Meta AI announced the release of Llama 2, the latest update to its large language artificial intelligence (AI) model, on July 18.
The company said in an additional Twitter comment:
“We believe an open approach with broad accessibility is the right one for the development of today’s Al models…. Today, we’re releasing Llama 2 … available for free for research & commercial use.”
The new release exceeds Llama 1 in many ways. Llama 2 is trained on 40% more data than its predecessor, has greater context lengths, uses models with up to 70 billion parameters, and features pre-trained models trained on 2 trillion tokens.
The use of public data is another focus of the announcement. Llama 2 was pre-trained on publicly available online data. Its fine-tuned model, Llama-2-chat, makes use of publicly available instruction datasets and over 1 million human annotations.
Meta’s announcement provides data showing that Llama 2 “outperforms” competing open-source language models when tested against several benchmarks including coding, reasoning, proficiency, and knowledge tests. In the introduction of an attached paper, Meta asserts that other publicly released language models cannot fully compete with closed models such as OpenAI’s GPT, Google’s Bard, and Anthropic’s Claude at present.
Meta has also published a statement declaring it intends to take a responsible approach to AI. There, it asserts that “visibility, scrutiny and trust” and an open approach will be beneficial. The statement has been signed by dozens of industry members.
Llama 2 is part of a bigger picture
The announcement represents the latest step toward making Llama public. Meta released Llama under a non-commercial license in February.

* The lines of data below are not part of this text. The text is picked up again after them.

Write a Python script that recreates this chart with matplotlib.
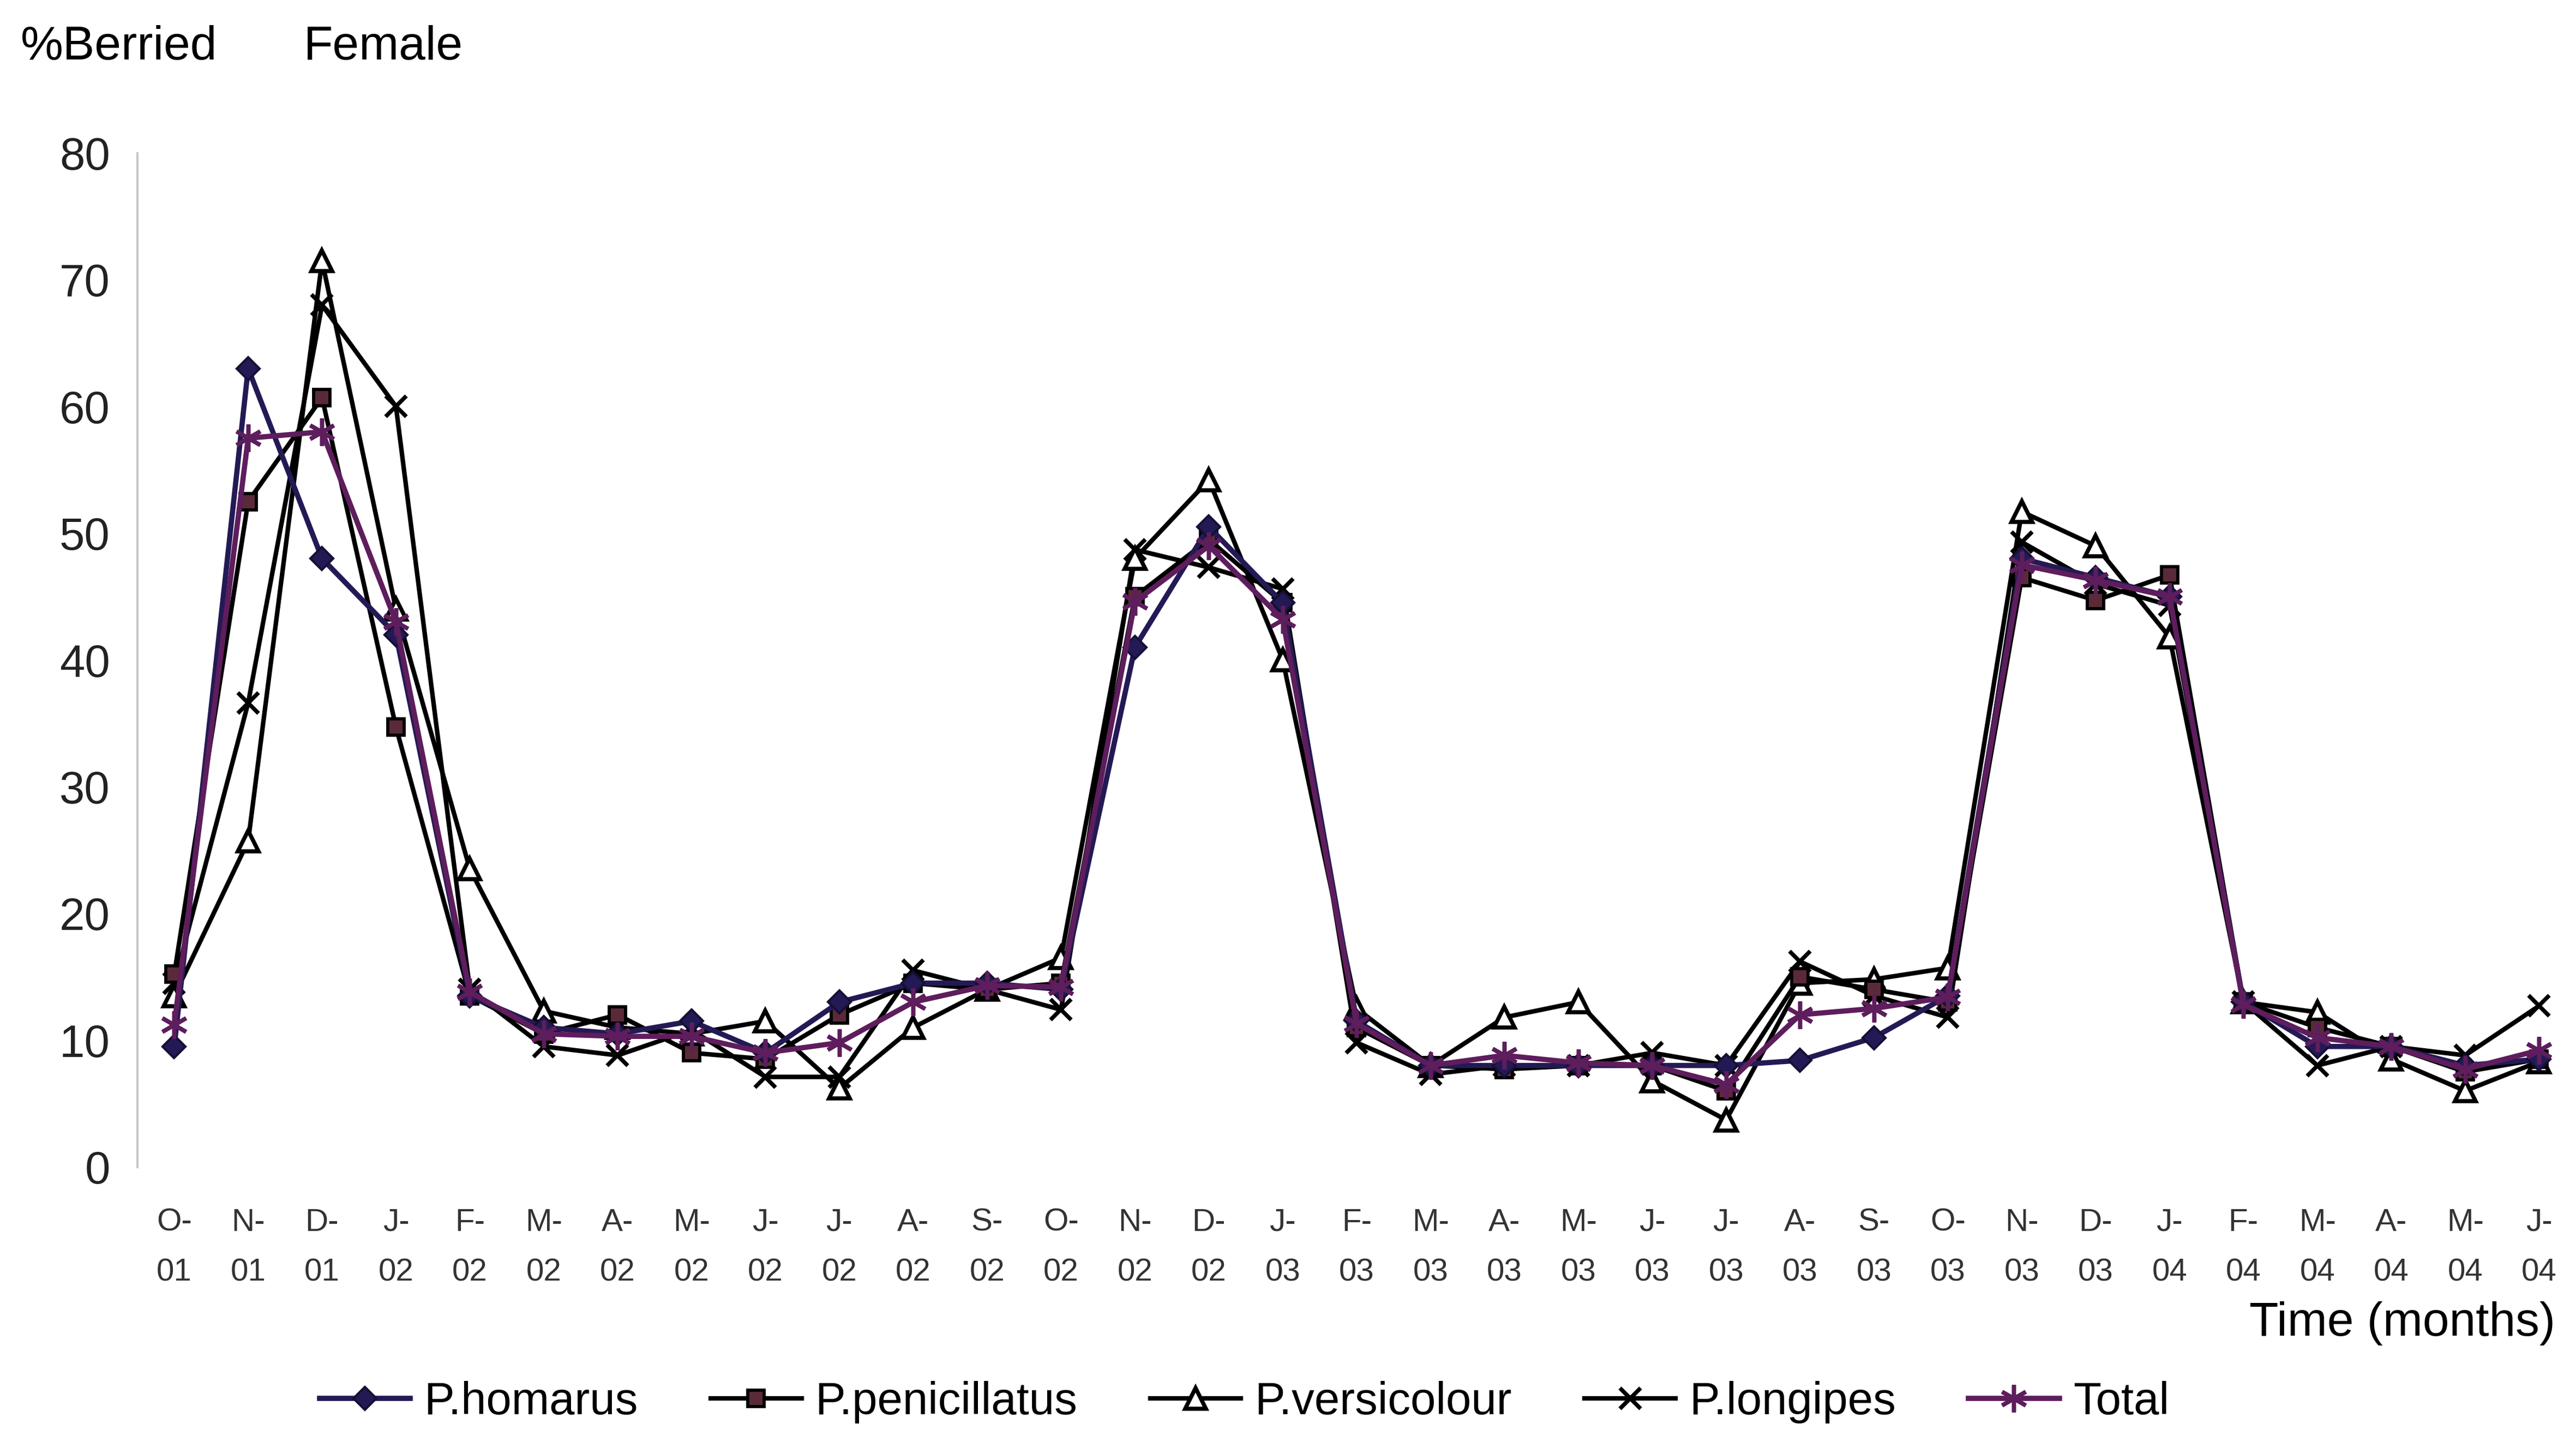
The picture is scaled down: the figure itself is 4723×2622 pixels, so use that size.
import numpy as np
import matplotlib
matplotlib.use("Agg")
import matplotlib.pyplot as plt

# month labels, two lines each (month initial / year)
months = ["O-", "N-", "D-", "J-", "F-", "M-", "A-", "M-", "J-", "J-", "A-", "S-",
          "O-", "N-", "D-", "J-", "F-", "M-", "A-", "M-", "J-", "J-", "A-", "S-",
          "O-", "N-", "D-", "J-", "F-", "M-", "A-", "M-", "J-"]
years = ["01", "01", "01", "02", "02", "02", "02", "02", "02", "02", "02", "02",
         "02", "02", "02", "03", "03", "03", "03", "03", "03", "03", "03", "03",
         "03", "03", "03", "04", "04", "04", "04", "04", "04"]

homarus = [9.5, 63, 48, 42, 13.5, 11, 10.5, 11.5, 9, 13, 14.5, 14.5,
           14, 41, 50.5, 44.5, 11.5, 8, 8, 8, 8, 8, 8.4, 10.2,
           13.5, 48, 46.5, 45, 13, 9.5, 9.5, 8, 8.5]
penicillatus = [15.2, 52.5, 60.7, 34.7, 13.5, 10.5, 12, 9, 8.5, 12, 14.5, 14,
                14.5, 45, 49.5, 44.5, 11, 8, 7.7, 8, 8, 6, 15, 14,
                13, 46.5, 44.7, 46.7, 13, 11, 9.5, 7.5, 8.5]
versicolour = [13.5, 25.7, 71.5, 44, 23.5, 12.3, 11, 10.5, 11.5, 6.2, 11, 14,
               16.5, 48, 54.2, 40, 12.5, 8, 11.8, 13, 6.8, 3.7, 14.5, 14.8,
               15.7, 51.7, 49, 41.8, 13, 12.2, 8.5, 6, 8.3]
longipes = [14.5, 36.6, 68, 60, 14, 9.5, 8.8, 10.8, 7.1, 7.1, 15.5, 14,
            12.4, 48.7, 47.3, 45.6, 9.8, 7.3, 8, 8, 9, 8, 16.2, 13.5,
            11.8, 49.3, 46, 44.3, 13, 8, 9.5, 8.8, 12.7]
total = [11.2, 57.5, 58, 43, 13.8, 10.5, 10.3, 10.3, 9, 9.8, 13, 14.3,
         14.2, 44.6, 49, 43.2, 11.3, 8, 8.8, 8.2, 8, 6.5, 12, 12.5,
         13.4, 47.5, 46.3, 45, 12.8, 10.2, 9.5, 7.7, 9.2]

plt.rcParams['font.family'] = ['Liberation Sans', 'DejaVu Sans']

fig = plt.figure(figsize=(4723 / 300, 2622 / 300), dpi=300)
ax = fig.add_axes([0.0533, 0.184, 0.9467, 0.709])

x = np.arange(len(months))

ax.plot(x, longipes, color="black", lw=2.0, marker="x", ms=9, mew=1.8,
        label="P.longipes", zorder=3)
ax.plot(x, versicolour, color="black", lw=2.0, marker="^", ms=9, mfc="white",
        mec="black", mew=1.8, label="P.versicolour", zorder=3)
ax.plot(x, penicillatus, color="black", lw=2.0, marker="s", ms=7, mfc="#5a2a38",
        mec="black", mew=1.4, label="P.penicillatus", zorder=4)
ax.plot(x, homarus, color="#231a55", lw=2.3, marker="D", ms=7, mfc="#231a55",
        mec="#151035", label="P.homarus", zorder=5)
ax.plot(x, total, color="#5e1d5c", lw=2.3, marker=(6, 2, 0), ms=12, mew=1.8,
        mec="#5e1d5c", label="Total", zorder=6)

ax.set_xlim(-0.5, len(months) - 0.5)
ax.set_ylim(0, 80)
ax.set_yticks(range(0, 81, 10))
ax.tick_params(axis="y", labelsize=20, length=0, pad=12, colors="#222222")
ax.set_xticks(x)
ax.set_xticklabels([m + "\n" + y for m, y in zip(months, years)],
                   fontsize=14, linespacing=1.9, color="#333333",
                   family=['Liberation Sans Narrow', 'Liberation Sans'])
ax.tick_params(axis="x", length=0, pad=18)

for s in ["top", "right", "bottom"]:
    ax.spines[s].set_visible(False)
ax.spines["left"].set_color("#c8c8c8")
ax.spines["left"].set_linewidth(1.0)

fig.text(0.008, 0.967, "%Berried", fontsize=21, ha="left", va="center")
fig.text(0.118, 0.967, "Female", fontsize=21, ha="left", va="center")
fig.text(0.992, 1 - 805 / 870, "Time (months)", fontsize=21, ha="right", va="center")

order = ["P.homarus", "P.penicillatus", "P.versicolour", "P.longipes", "Total"]
h, l = ax.get_legend_handles_labels()
hm = dict(zip(l, h))
fig.legend([hm[k] for k in order], order, loc="center", ncol=5,
           bbox_to_anchor=(0.483, 1 - 853 / 870), frameon=False, fontsize=20,
           handlelength=2.0, columnspacing=1.6, handletextpad=0.3)

fig.savefig("out.png", dpi=300, facecolor="white")
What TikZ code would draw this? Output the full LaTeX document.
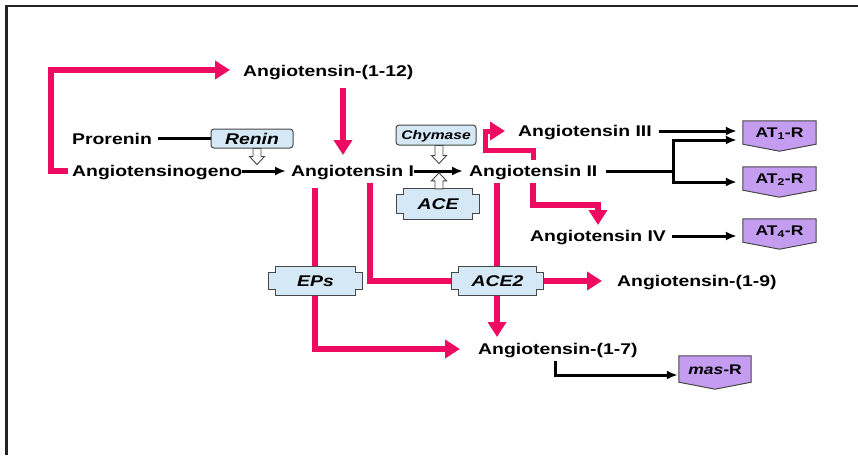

Shortly after that limited release, Llama’s source code leaked to the public in its entirety.
The latest release, however, allows the project’s code to be used in commercial applications, meaning that the AI model could soon be used in a variety of products.
Meta names several major companies as partners and supporters including Microsoft, AWS, IBM, and Nvidia. The crypto-friendly VC firm Andreessen Horowitz (a16z) is also among those supporters. Those companies and others will build with Llama, will provide access through cloud services, and will carry out research, according to Meta.
Meta previously announced plans to launch consumer-facing AI apps, which are expected to be integrated with its Facebook platform and its other products. It is also in the process of launching AI-powered speech generator tools and ad suites.
While Meta’s AI products do not rely on cryptocurrency or blockchain, more general anticipation around AI has produced a robust blockchain AI sector. AI-related cryptocurrency tokens currently have a market cap of at least $2.67 billion.